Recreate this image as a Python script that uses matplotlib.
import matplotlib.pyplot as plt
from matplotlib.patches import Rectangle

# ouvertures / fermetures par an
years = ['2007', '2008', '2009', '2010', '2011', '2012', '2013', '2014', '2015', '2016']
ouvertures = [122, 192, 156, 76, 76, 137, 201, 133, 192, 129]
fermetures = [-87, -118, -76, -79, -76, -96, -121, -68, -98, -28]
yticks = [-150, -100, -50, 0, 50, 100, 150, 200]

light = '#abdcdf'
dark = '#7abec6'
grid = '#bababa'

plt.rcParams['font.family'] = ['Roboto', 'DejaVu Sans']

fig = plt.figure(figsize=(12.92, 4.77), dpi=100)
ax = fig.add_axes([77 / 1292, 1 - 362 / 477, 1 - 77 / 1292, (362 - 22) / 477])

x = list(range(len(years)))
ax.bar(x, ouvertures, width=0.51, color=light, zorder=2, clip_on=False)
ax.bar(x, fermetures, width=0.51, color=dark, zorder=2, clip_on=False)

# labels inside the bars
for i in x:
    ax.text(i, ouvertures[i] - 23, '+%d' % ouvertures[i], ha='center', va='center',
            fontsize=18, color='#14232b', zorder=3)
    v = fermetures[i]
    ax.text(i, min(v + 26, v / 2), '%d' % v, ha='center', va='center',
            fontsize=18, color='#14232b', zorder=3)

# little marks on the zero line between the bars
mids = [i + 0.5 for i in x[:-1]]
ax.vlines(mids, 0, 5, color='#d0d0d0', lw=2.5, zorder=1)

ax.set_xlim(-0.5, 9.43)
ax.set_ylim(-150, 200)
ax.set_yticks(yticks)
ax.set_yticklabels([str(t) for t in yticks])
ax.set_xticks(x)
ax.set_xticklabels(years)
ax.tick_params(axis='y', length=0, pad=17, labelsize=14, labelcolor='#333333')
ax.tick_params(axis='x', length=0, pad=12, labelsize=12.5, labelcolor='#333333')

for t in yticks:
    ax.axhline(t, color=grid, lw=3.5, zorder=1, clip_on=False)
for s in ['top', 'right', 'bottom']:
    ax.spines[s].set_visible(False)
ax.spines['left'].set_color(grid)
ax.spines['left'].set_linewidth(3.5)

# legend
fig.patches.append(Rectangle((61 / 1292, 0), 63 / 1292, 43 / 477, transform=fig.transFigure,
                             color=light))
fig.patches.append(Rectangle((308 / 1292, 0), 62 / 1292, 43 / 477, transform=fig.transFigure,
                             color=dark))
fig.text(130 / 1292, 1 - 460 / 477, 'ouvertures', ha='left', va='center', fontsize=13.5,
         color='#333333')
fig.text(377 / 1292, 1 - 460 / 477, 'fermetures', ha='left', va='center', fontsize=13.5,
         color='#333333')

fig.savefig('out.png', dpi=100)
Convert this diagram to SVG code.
§ §
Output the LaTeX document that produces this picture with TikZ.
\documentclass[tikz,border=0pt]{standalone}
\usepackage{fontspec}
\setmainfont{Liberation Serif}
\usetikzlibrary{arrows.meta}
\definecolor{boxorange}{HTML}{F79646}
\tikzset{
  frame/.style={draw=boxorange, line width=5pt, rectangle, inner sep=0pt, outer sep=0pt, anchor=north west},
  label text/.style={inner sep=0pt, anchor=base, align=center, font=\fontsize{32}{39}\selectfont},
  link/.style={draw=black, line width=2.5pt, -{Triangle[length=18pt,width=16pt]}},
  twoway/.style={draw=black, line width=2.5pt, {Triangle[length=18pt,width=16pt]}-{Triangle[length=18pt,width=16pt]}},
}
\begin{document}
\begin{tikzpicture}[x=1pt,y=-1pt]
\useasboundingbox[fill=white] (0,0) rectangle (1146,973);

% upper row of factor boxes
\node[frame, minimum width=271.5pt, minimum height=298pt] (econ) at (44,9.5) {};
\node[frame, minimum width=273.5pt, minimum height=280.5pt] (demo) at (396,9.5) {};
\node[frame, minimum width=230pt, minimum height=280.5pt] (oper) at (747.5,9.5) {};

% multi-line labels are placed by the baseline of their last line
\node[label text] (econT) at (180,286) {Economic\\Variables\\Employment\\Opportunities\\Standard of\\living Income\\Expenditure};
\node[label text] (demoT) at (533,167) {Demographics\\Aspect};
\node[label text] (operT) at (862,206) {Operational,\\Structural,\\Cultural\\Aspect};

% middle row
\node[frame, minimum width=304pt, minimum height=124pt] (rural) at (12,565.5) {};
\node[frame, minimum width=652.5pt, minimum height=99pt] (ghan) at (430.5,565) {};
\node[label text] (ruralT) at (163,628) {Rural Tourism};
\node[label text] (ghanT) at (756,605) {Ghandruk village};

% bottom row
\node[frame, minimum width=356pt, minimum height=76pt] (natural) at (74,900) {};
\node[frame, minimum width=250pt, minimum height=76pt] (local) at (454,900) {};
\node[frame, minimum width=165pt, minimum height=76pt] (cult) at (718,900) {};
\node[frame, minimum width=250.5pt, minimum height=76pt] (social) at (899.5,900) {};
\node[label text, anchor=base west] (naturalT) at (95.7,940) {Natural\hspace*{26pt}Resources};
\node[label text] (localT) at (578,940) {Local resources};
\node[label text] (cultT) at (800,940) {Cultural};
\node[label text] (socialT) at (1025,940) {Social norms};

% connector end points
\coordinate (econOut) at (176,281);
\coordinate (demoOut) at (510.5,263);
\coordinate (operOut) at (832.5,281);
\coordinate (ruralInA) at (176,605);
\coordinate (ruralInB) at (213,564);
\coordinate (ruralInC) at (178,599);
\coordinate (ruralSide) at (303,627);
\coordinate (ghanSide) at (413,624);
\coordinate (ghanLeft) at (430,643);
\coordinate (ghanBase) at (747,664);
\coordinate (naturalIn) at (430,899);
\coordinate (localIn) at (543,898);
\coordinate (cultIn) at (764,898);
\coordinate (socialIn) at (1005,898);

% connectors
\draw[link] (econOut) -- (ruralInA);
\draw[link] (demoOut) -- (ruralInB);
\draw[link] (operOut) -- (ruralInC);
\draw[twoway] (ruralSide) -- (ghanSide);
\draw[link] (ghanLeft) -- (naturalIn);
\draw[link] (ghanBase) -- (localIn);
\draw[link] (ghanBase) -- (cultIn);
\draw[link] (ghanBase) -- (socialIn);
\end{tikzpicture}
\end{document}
§ §
◆ TASK: Solely the line containing "Output the LaTeX", the line containing "(0,0) rectangle (1146,973);", and the lines between them are to be given again, exactly as written.

◆ REPLY TO THE TASK:
Output the LaTeX document that produces this picture with TikZ.
\documentclass[tikz,border=0pt]{standalone}
\usepackage{fontspec}
\setmainfont{Liberation Serif}
\usetikzlibrary{arrows.meta}
\definecolor{boxorange}{HTML}{F79646}
\tikzset{
  frame/.style={draw=boxorange, line width=5pt, rectangle, inner sep=0pt, outer sep=0pt, anchor=north west},
  label text/.style={inner sep=0pt, anchor=base, align=center, font=\fontsize{32}{39}\selectfont},
  link/.style={draw=black, line width=2.5pt, -{Triangle[length=18pt,width=16pt]}},
  twoway/.style={draw=black, line width=2.5pt, {Triangle[length=18pt,width=16pt]}-{Triangle[length=18pt,width=16pt]}},
}
\begin{document}
\begin{tikzpicture}[x=1pt,y=-1pt]
\useasboundingbox[fill=white] (0,0) rectangle (1146,973);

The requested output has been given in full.